Where the data below has the string "that", return the whole line.

§ §

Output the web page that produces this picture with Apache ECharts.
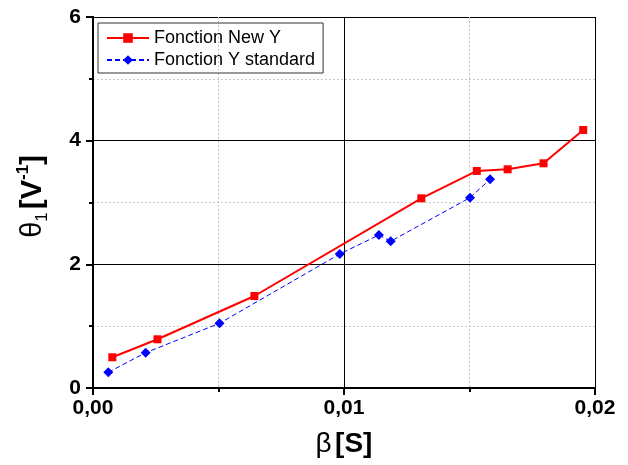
<!DOCTYPE html>
<html>
<head>
<meta charset="utf-8">
<script src="https://cdn.jsdelivr.net/npm/echarts@6/dist/echarts.min.js"></script>
<style>html,body{margin:0;padding:0;background:#fff}#c{width:628px;height:465px}</style>
</head>
<body>
<div id="c"></div>
<script>
const seriesNames = ['Fonction New Y', 'Fonction Y standard'];
const newYx = [0.00077, 0.00257, 0.00643, 0.01308, 0.01529, 0.01652, 0.01795, 0.01953];
const newYy = [0.497, 0.788, 1.488, 3.068, 3.51, 3.537, 3.634, 4.173];
const stdYx = [0.00061, 0.0021, 0.00504, 0.00983, 0.01139, 0.01186, 0.01502, 0.01582];
const stdYy = [0.254, 0.571, 1.046, 2.167, 2.474, 2.373, 3.078, 3.375];
const xTicks = [0, 0.01, 0.02];
const yTicks = [0, 2, 4, 6];

const FONT = "'Liberation Sans', Arial, sans-serif";
const pair = (xs, ys) => xs.map((x, i) => [x, ys[i]]);

const chart = echarts.init(document.getElementById('c'), null, {renderer: 'canvas'});

const axisLineStyle = {show: true, lineStyle: {color: '#000', width: 2}};
const majorSplit = {show: true, lineStyle: {color: '#000', width: 1, type: 'solid'}};
const minorSplit = {show: true, lineStyle: {color: '#c8c8c8', width: 1, type: [2, 2]}};

chart.setOption({
  animation: false,
  backgroundColor: '#fff',
  grid: {left: 93, right: 33, top: 17, bottom: 77, containLabel: false},
  legend: {
    orient: 'vertical',
    left: 98, top: 23,
    padding: [6, 8, 4, 8],
    borderColor: '#333', borderWidth: 1,
    itemWidth: 42, itemHeight: 12, itemGap: 4,
    textStyle: {fontFamily: FONT, fontSize: 18, color: '#000'},
    data: seriesNames
  },
  xAxis: [{
    type: 'value', position: 'bottom',
    min: xTicks[0], max: xTicks[xTicks.length - 1], interval: xTicks[1] - xTicks[0],
    axisLine: axisLineStyle,
    axisTick: {show: true, inside: false, length: 7, lineStyle: {color: '#000', width: 2}},
    minorTick: {show: true, splitNumber: 2, length: 4, lineStyle: {color: '#000', width: 2}},
    splitLine: majorSplit,
    minorSplitLine: minorSplit,
    axisLabel: {fontFamily: FONT, fontSize: 21, fontWeight: 'bold', color: '#000', margin: 10,
      formatter: v => v.toFixed(2).replace('.', ',')},
    name: '{g|β} {b|[S]}',
    nameLocation: 'middle', nameGap: 42,
    nameTextStyle: {rich: {
      g: {fontFamily: FONT, fontSize: 28, color: '#000'},
      b: {fontFamily: FONT, fontSize: 28, fontWeight: 'bold', color: '#000'}
    }}
  }, {
    type: 'value', position: 'top',
    min: xTicks[0], max: xTicks[xTicks.length - 1], interval: xTicks[1] - xTicks[0],
    axisLine: axisLineStyle,
    axisTick: {show: true, inside: true, length: 7, lineStyle: {color: '#000', width: 2}},
    minorTick: {show: true, splitNumber: 2, length: 4, lineStyle: {color: '#000', width: 2}},
    splitLine: {show: false}, axisLabel: {show: false}
  }],
  yAxis: [{
    type: 'value', position: 'left',
    min: yTicks[0], max: yTicks[yTicks.length - 1], interval: yTicks[1] - yTicks[0],
    axisLine: axisLineStyle,
    axisTick: {show: true, inside: false, length: 7, lineStyle: {color: '#000', width: 2}},
    minorTick: {show: true, splitNumber: 2, length: 4, lineStyle: {color: '#000', width: 2}},
    splitLine: majorSplit,
    minorSplitLine: minorSplit,
    axisLabel: {fontFamily: FONT, fontSize: 21, fontWeight: 'bold', color: '#000', margin: 12},
    name: '{g|θ}{sub|1} {b|[V}{sup|-1}{b|]}',
    nameLocation: 'middle', nameGap: 42,
    nameTextStyle: {padding: [0, 0, 0, 12], rich: {
      g: {fontFamily: FONT, fontSize: 29, color: '#000', lineHeight: 36},
      sub: {fontFamily: FONT, fontSize: 17, color: '#000', lineHeight: 17, verticalAlign: 'bottom'},
      b: {fontFamily: FONT, fontSize: 29, fontWeight: 'bold', color: '#000', lineHeight: 36},
      sup: {fontFamily: FONT, fontSize: 17, fontWeight: 'bold', color: '#000', lineHeight: 17, verticalAlign: 'top'}
    }}
  }, {
    type: 'value', position: 'right',
    min: yTicks[0], max: yTicks[yTicks.length - 1], interval: yTicks[1] - yTicks[0],
    axisLine: axisLineStyle,
    axisTick: {show: true, inside: true, length: 7, lineStyle: {color: '#000', width: 2}},
    minorTick: {show: true, splitNumber: 2, length: 4, lineStyle: {color: '#000', width: 2}},
    splitLine: {show: false}, axisLabel: {show: false}
  }],
  series: [{
    name: seriesNames[0], type: 'line',
    data: pair(newYx, newYy),
    symbol: 'rect', symbolSize: 8,
    itemStyle: {color: '#ff0000'},
    lineStyle: {color: '#ff0000', width: 2},
    z: 5
  }, {
    name: seriesNames[1], type: 'line',
    data: pair(stdYx, stdYy),
    symbol: 'diamond', symbolSize: 10,
    itemStyle: {color: '#0000ff'},
    lineStyle: {color: '#0000ff', width: 1, type: [5, 3]},
    z: 4
  }]
});
</script>
</body>
</html>
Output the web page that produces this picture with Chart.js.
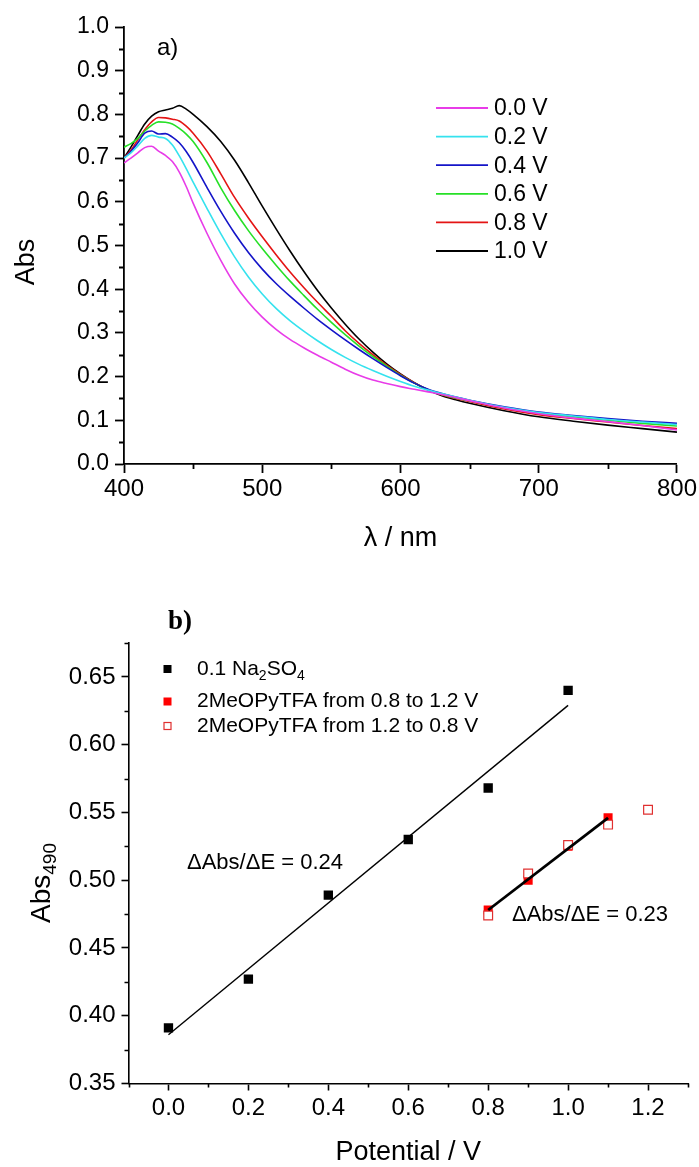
<!DOCTYPE html>
<html>
<head>
<meta charset="utf-8">
<script src="https://cdn.jsdelivr.net/npm/chart.js@4.4.0/dist/chart.umd.min.js"></script>
<style>
  html, body { margin: 0; padding: 0; background: #fff; }
  canvas { position: absolute; left: 0; }
  #spectra { top: 0; }
  #linear { top: 580px; }
</style>
</head>
<body>
<canvas id="spectra" width="699" height="580"></canvas>
<canvas id="linear" width="699" height="587"></canvas>
<script>
// a) spectra at each potential
const wavelengths = [400, 405, 410, 415, 420, 425, 430, 435, 440, 445, 450, 460, 470, 480, 490, 500, 510, 520, 530, 540,
                     550, 560, 570, 580, 590, 600, 610, 620, 630, 640, 650, 675, 700, 725, 750, 775, 800];
const potentialLabels = ['0.0 V', '0.2 V', '0.4 V', '0.6 V', '0.8 V', '1.0 V'];
const spectraColors = ['#e83ce8', '#35e2ee', '#1414c8', '#26e026', '#e41414', '#000000'];

const abs00 = [0.689, 0.700, 0.712, 0.724, 0.727, 0.716, 0.706, 0.692, 0.668, 0.635, 0.597, 0.528, 0.466, 0.412, 0.370, 0.336, 0.308, 0.285, 0.266, 0.249,
               0.233, 0.217, 0.203, 0.192, 0.184, 0.177, 0.171, 0.165, 0.159, 0.152, 0.145, 0.128, 0.115, 0.105, 0.097, 0.088, 0.078];
const abs02 = [0.700, 0.712, 0.728, 0.745, 0.752, 0.748, 0.745, 0.730, 0.705, 0.676, 0.645, 0.585, 0.527, 0.474, 0.428, 0.389, 0.356, 0.328, 0.304, 0.282,
               0.262, 0.244, 0.228, 0.214, 0.201, 0.189, 0.178, 0.169, 0.161, 0.153, 0.146, 0.130, 0.118, 0.110, 0.102, 0.096, 0.090];
const abs04 = [0.700, 0.715, 0.735, 0.757, 0.762, 0.755, 0.756, 0.748, 0.735, 0.715, 0.690, 0.633, 0.578, 0.528, 0.484, 0.446, 0.413, 0.384, 0.357, 0.331,
               0.307, 0.284, 0.262, 0.241, 0.221, 0.202, 0.185, 0.171, 0.161, 0.153, 0.146, 0.131, 0.119, 0.111, 0.104, 0.098, 0.093];
const abs06 = [0.725, 0.733, 0.745, 0.762, 0.775, 0.783, 0.782, 0.778, 0.768, 0.755, 0.738, 0.690, 0.632, 0.580, 0.534, 0.493, 0.455, 0.419, 0.386, 0.354,
               0.324, 0.296, 0.270, 0.246, 0.224, 0.203, 0.185, 0.170, 0.159, 0.151, 0.145, 0.129, 0.117, 0.108, 0.100, 0.093, 0.087];
const abs08 = [0.700, 0.718, 0.742, 0.765, 0.783, 0.793, 0.792, 0.789, 0.785, 0.773, 0.757, 0.716, 0.664, 0.610, 0.563, 0.520, 0.479, 0.440, 0.404, 0.370,
               0.338, 0.305, 0.276, 0.250, 0.226, 0.205, 0.186, 0.170, 0.158, 0.150, 0.143, 0.126, 0.113, 0.104, 0.096, 0.088, 0.081];
const abs10 = [0.700, 0.725, 0.752, 0.778, 0.796, 0.806, 0.810, 0.814, 0.820, 0.812, 0.800, 0.772, 0.738, 0.695, 0.644, 0.590, 0.538, 0.488, 0.441, 0.397,
               0.357, 0.320, 0.286, 0.256, 0.229, 0.206, 0.186, 0.169, 0.156, 0.147, 0.139, 0.122, 0.108, 0.098, 0.089, 0.081, 0.073];
const spectra = [abs00, abs02, abs04, abs06, abs08, abs10];

const spectraMinorX = [450, 550, 650, 750];
const spectraMinorY = [0.05, 0.15, 0.25, 0.35, 0.45, 0.55, 0.65, 0.75, 0.85, 0.95];

// b) Abs at 490 nm vs potential
const potentialNa = [0.0, 0.2, 0.4, 0.6, 0.8, 1.0];
const absNa = [0.391, 0.427, 0.489, 0.530, 0.568, 0.640];
const potentialUp = [0.8, 0.9, 1.0, 1.1];
const absUp = [0.478, 0.500, 0.525, 0.546];
const potentialDown = [0.8, 0.9, 1.0, 1.1, 1.2];
const absDown = [0.474, 0.505, 0.526, 0.541, 0.552];
const fitNaX = [0.0, 1.0];
const fitNaY = [0.386, 0.629];
const fitTfaX = [0.8, 1.1];
const fitTfaY = [0.478, 0.546];

const linearTicksX = [0.0, 0.2, 0.4, 0.6, 0.8, 1.0, 1.2];
const linearTicksY = [0.35, 0.40, 0.45, 0.50, 0.55, 0.60, 0.65];
const linearMinorX = [-0.1, 0.1, 0.3, 0.5, 0.7, 0.9, 1.1, 1.3];
const linearMinorY = [0.375, 0.425, 0.475, 0.525, 0.575, 0.625, 0.675];

Chart.defaults.font.family = "'Liberation Sans', Arial, sans-serif";
Chart.defaults.color = '#000';

function points(xs, ys) {
    return xs.map((x, i) => ({ x: x, y: ys[i] }));
}

// kleine Zwischenstriche an den Achsen
const minorTicks = {
    id: 'minorTicks',
    afterDraw(chart, args, opts) {
        const ctx = chart.ctx;
        const xs = chart.scales.x, ys = chart.scales.y;
        ctx.save();
        ctx.strokeStyle = '#000';
        ctx.lineWidth = opts.width;
        ctx.beginPath();
        opts.x.forEach(v => {
            const p = Math.round(xs.getPixelForValue(v)) + 0.5;
            ctx.moveTo(p, xs.top);
            ctx.lineTo(p, xs.top + opts.len);
        });
        opts.y.forEach(v => {
            const p = Math.round(ys.getPixelForValue(v)) + 0.5;
            ctx.moveTo(ys.right, p);
            ctx.lineTo(ys.right - opts.len, p);
        });
        ctx.stroke();
        ctx.restore();
    }
};

// Text mit tiefgestellten Teilen: parts = [[text, sub?], ...]
function drawParts(ctx, parts, x, y, size, subSize, subDrop) {
    let cx = x;
    parts.forEach(p => {
        ctx.font = (p[1] ? subSize : size) + "px 'Liberation Sans', Arial, sans-serif";
        ctx.fillText(p[0], cx, p[1] ? y + subDrop : y);
        cx += ctx.measureText(p[0]).width;
    });
    return cx - x;
}
function partsWidth(ctx, parts, size, subSize) {
    let w = 0;
    parts.forEach(p => {
        ctx.font = (p[1] ? subSize : size) + "px 'Liberation Sans', Arial, sans-serif";
        w += ctx.measureText(p[0]).width;
    });
    return w;
}

const spectraText = {
    id: 'spectraText',
    afterDraw(chart) {
        const ctx = chart.ctx;
        ctx.save();
        ctx.fillStyle = '#000';
        ctx.textBaseline = 'middle';
        ctx.textAlign = 'left';
        ctx.font = "24px 'Liberation Sans', Arial, sans-serif";
        ctx.fillText('a)', 157, 48);

        // Legende
        chart.data.datasets.forEach((ds, i) => {
            const y = 108 + i * 28.6;
            ctx.strokeStyle = ds.borderColor;
            ctx.lineWidth = 1.8;
            ctx.beginPath();
            ctx.moveTo(436, y);
            ctx.lineTo(488, y);
            ctx.stroke();
            ctx.font = "23px 'Liberation Sans', Arial, sans-serif";
            ctx.fillText(ds.label, 494, y + 1);
        });

        // y-Titel
        ctx.translate(27, 262);
        ctx.rotate(-Math.PI / 2);
        ctx.textAlign = 'center';
        ctx.font = "27px 'Liberation Sans', Arial, sans-serif";
        ctx.fillText('Abs', 0, 0);
        ctx.restore();
    }
};

const linearText = {
    id: 'linearText',
    afterDraw(chart) {
        const ctx = chart.ctx;
        ctx.save();
        ctx.fillStyle = '#000';
        ctx.textBaseline = 'middle';
        ctx.textAlign = 'left';
        ctx.font = "bold 27px 'Liberation Serif', 'Times New Roman', serif";
        ctx.fillText('b)', 168, 42);

        // Legende
        const markers = [
            { y: 89, fill: '#000', stroke: '#000', parts: [['0.1 Na'], ['2', 1], ['SO'], ['4', 1]] },
            { y: 121.5, fill: '#ff0000', stroke: '#ff0000', parts: [['2MeOPyTFA from 0.8 to 1.2 V']] },
            { y: 146, fill: '#fff', stroke: '#e03030', parts: [['2MeOPyTFA from 1.2 to 0.8 V']] }
        ];
        markers.forEach(m => {
            ctx.fillStyle = m.fill;
            ctx.strokeStyle = m.stroke;
            ctx.lineWidth = 1.2;
            ctx.fillRect(163.5, m.y - 4, 8, 8);
            if (m.fill === '#fff') ctx.strokeRect(164, m.y - 3.5, 7, 7);
            ctx.fillStyle = '#000';
            ctx.textBaseline = 'middle';
            drawParts(ctx, m.parts, 197, m.y, 21, 14, 7);
        });

        ctx.font = "22px 'Liberation Sans', Arial, sans-serif";
        ctx.fillText('\u0394Abs/\u0394E = 0.24', 187, 283);
        ctx.fillText('\u0394Abs/\u0394E = 0.23', 512, 335);

        // y-Titel mit Index
        const title = [['Abs'], ['490', 1]];
        ctx.translate(40, 303);
        ctx.rotate(-Math.PI / 2);
        ctx.textBaseline = 'alphabetic';
        const w = partsWidth(ctx, title, 28, 19);
        drawParts(ctx, title, -w / 2, 10, 28, 19, 6);
        ctx.restore();
    }
};

const axisBase = {
    border: { display: true, color: '#000', width: 1.8 },
    grid: { drawOnChartArea: false, drawTicks: true, color: '#000', tickColor: '#000', tickWidth: 1.8 }
};

new Chart(document.getElementById('spectra'), {
    type: 'line',
    data: {
        datasets: spectra.map((vals, i) => ({
            label: potentialLabels[i],
            data: points(wavelengths, vals),
            borderColor: spectraColors[i],
            borderWidth: 1.6,
            pointRadius: 0,
            cubicInterpolationMode: 'monotone',
            fill: false
        }))
    },
    options: {
        responsive: false,
        animation: false,
        layout: { padding: { top: 27, right: 21, left: 0, bottom: 0 } },
        plugins: {
            legend: { display: false },
            tooltip: { enabled: false },
            minorTicks: { x: spectraMinorX, y: spectraMinorY, len: 5, width: 1.8 }
        },
        scales: {
            x: {
                type: 'linear', min: 400, max: 800,
                border: axisBase.border,
                grid: Object.assign({ tickLength: 9 }, axisBase.grid),
                ticks: { stepSize: 100, font: { size: 24 }, padding: 2, maxRotation: 0 },
                title: { display: true, text: '\u03bb / nm', font: { size: 27, lineHeight: 1 }, padding: { top: 0, bottom: 28 } },
                afterFit(scale) { scale.height = 116; }
            },
            y: {
                min: 0, max: 1,
                border: axisBase.border,
                grid: Object.assign({ tickLength: 9 }, axisBase.grid),
                ticks: { stepSize: 0.1, font: { size: 23 }, padding: 6, callback: v => v.toFixed(1) },
                afterFit(scale) { scale.width = 124; }
            }
        }
    },
    plugins: [minorTicks, spectraText]
});

new Chart(document.getElementById('linear'), {
    type: 'scatter',
    data: {
        datasets: [
            {
                label: 'fit Na2SO4', type: 'line', data: points(fitNaX, fitNaY),
                borderColor: '#000', borderWidth: 1.4, pointRadius: 0, order: 0
            },
            {
                label: 'fit 2MeOPyTFA', type: 'line', data: points(fitTfaX, fitTfaY),
                borderColor: '#000', borderWidth: 2.8, pointRadius: 0, order: 0
            },
            {
                label: '2MeOPyTFA from 1.2 to 0.8 V', data: points(potentialDown, absDown),
                pointStyle: 'rect', pointRadius: 6.2, backgroundColor: '#fff',
                borderColor: '#e03030', borderWidth: 1.2, order: 1
            },
            {
                label: '2MeOPyTFA from 0.8 to 1.2 V', data: points(potentialUp, absUp),
                pointStyle: 'rect', pointRadius: 6.4, backgroundColor: '#ff0000',
                borderColor: '#ff0000', borderWidth: 0, order: 2
            },
            {
                label: '0.1 Na2SO4', data: points(potentialNa, absNa),
                pointStyle: 'rect', pointRadius: 6.6, backgroundColor: '#000',
                borderColor: '#000', borderWidth: 0, order: 3
            }
        ]
    },
    options: {
        responsive: false,
        animation: false,
        layout: { padding: { top: 63, right: 11, left: 0, bottom: 0 } },
        plugins: {
            legend: { display: false },
            tooltip: { enabled: false },
            minorTicks: { x: linearMinorX, y: linearMinorY, len: 4, width: 1.6 }
        },
        scales: {
            x: {
                type: 'linear', min: -0.1, max: 1.3,
                border: { display: true, color: '#000', width: 1.6 },
                grid: Object.assign({}, axisBase.grid, { tickLength: 7, tickWidth: 1.6 }),
                ticks: { font: { size: 24 }, padding: 3, maxRotation: 0, autoSkip: false, callback: v => v.toFixed(1) },
                afterBuildTicks(scale) { scale.ticks = linearTicksX.map(v => ({ value: v })); },
                title: { display: true, text: 'Potential / V', font: { size: 27, lineHeight: 1 }, padding: { top: 0, bottom: 1 } },
                afterFit(scale) { scale.height = 83.5; }
            },
            y: {
                min: 0.35, max: 0.675,
                border: { display: true, color: '#000', width: 1.6 },
                grid: Object.assign({}, axisBase.grid, { tickLength: 7, tickWidth: 1.6 }),
                ticks: { font: { size: 24 }, padding: 6, callback: v => v.toFixed(2) },
                afterBuildTicks(scale) { scale.ticks = linearTicksY.map(v => ({ value: v })); },
                afterFit(scale) { scale.width = 128.5; }
            }
        }
    },
    plugins: [minorTicks, linearText]
});
</script>
</body>
</html>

§ §

#### OUTPUT FOR THIS TASK
Output the web page that produces this picture with Apache ECharts.
Output the web page that produces this picture with Chart.js.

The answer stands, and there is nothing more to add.